Do this: Faithfully return all lines, omitting every embedded picture.

Collected data:

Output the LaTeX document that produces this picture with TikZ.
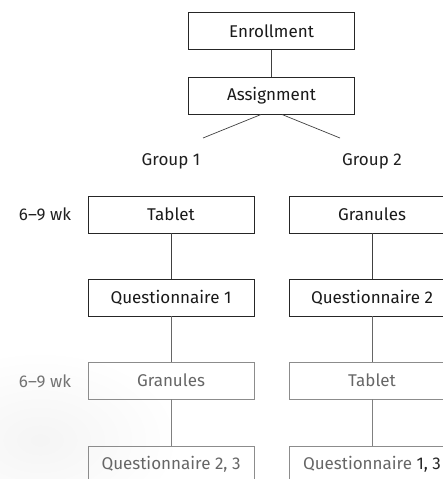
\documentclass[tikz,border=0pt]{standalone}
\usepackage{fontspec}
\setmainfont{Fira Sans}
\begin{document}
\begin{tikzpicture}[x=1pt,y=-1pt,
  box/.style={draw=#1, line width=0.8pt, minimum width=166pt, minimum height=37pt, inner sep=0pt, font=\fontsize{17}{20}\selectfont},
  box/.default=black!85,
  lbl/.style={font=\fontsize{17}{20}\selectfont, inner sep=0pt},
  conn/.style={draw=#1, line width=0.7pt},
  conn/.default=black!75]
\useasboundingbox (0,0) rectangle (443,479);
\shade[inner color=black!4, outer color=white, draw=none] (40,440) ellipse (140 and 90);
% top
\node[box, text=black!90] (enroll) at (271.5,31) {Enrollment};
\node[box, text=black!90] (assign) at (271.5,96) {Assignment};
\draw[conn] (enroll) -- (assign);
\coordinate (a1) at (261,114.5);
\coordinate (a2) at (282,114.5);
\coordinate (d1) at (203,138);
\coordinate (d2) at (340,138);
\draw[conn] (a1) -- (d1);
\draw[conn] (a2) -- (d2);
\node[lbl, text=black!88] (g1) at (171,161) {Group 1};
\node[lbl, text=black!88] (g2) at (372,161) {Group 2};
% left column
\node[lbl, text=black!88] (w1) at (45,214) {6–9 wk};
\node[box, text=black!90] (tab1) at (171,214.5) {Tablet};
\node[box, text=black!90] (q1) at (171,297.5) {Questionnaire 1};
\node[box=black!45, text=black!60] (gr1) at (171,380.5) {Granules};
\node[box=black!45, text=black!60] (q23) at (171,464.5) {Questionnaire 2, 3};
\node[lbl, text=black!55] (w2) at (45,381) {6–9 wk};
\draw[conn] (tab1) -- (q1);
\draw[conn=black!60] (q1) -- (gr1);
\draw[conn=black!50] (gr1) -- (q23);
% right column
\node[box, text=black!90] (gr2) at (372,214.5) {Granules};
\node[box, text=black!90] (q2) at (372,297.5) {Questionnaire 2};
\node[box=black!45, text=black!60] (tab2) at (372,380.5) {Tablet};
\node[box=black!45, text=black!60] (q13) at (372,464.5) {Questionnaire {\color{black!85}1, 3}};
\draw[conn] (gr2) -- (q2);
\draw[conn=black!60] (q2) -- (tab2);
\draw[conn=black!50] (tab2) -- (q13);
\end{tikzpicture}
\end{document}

Output of the task:
Output the LaTeX document that produces this picture with TikZ.
\documentclass[tikz,border=0pt]{standalone}
\usepackage{fontspec}
\setmainfont{Fira Sans}
\begin{document}
\begin{tikzpicture}[x=1pt,y=-1pt,
  box/.style={draw=#1, line width=0.8pt, minimum width=166pt, minimum height=37pt, inner sep=0pt, font=\fontsize{17}{20}\selectfont},
  box/.default=black!85,
  lbl/.style={font=\fontsize{17}{20}\selectfont, inner sep=0pt},
  conn/.style={draw=#1, line width=0.7pt},
  conn/.default=black!75]
\useasboundingbox (0,0) rectangle (443,479);
\shade[inner color=black!4, outer color=white, draw=none] (40,440) ellipse (140 and 90);
% top
\node[box, text=black!90] (enroll) at (271.5,31) {Enrollment};
\node[box, text=black!90] (assign) at (271.5,96) {Assignment};
\draw[conn] (enroll) -- (assign);
\coordinate (a1) at (261,114.5);
\coordinate (a2) at (282,114.5);
\coordinate (d1) at (203,138);
\coordinate (d2) at (340,138);
\draw[conn] (a1) -- (d1);
\draw[conn] (a2) -- (d2);
\node[lbl, text=black!88] (g1) at (171,161) {Group 1};
\node[lbl, text=black!88] (g2) at (372,161) {Group 2};
% left column
\node[lbl, text=black!88] (w1) at (45,214) {6–9 wk};
\node[box, text=black!90] (tab1) at (171,214.5) {Tablet};
\node[box, text=black!90] (q1) at (171,297.5) {Questionnaire 1};
\node[box=black!45, text=black!60] (gr1) at (171,380.5) {Granules};
\node[box=black!45, text=black!60] (q23) at (171,464.5) {Questionnaire 2, 3};
\node[lbl, text=black!55] (w2) at (45,381) {6–9 wk};
\draw[conn] (tab1) -- (q1);
\draw[conn=black!60] (q1) -- (gr1);
\draw[conn=black!50] (gr1) -- (q23);
% right column
\node[box, text=black!90] (gr2) at (372,214.5) {Granules};
\node[box, text=black!90] (q2) at (372,297.5) {Questionnaire 2};
\node[box=black!45, text=black!60] (tab2) at (372,380.5) {Tablet};
\node[box=black!45, text=black!60] (q13) at (372,464.5) {Questionnaire {\color{black!85}1, 3}};
\draw[conn] (gr2) -- (q2);
\draw[conn=black!60] (q2) -- (tab2);
\draw[conn=black!50] (tab2) -- (q13);
\end{tikzpicture}
\end{document}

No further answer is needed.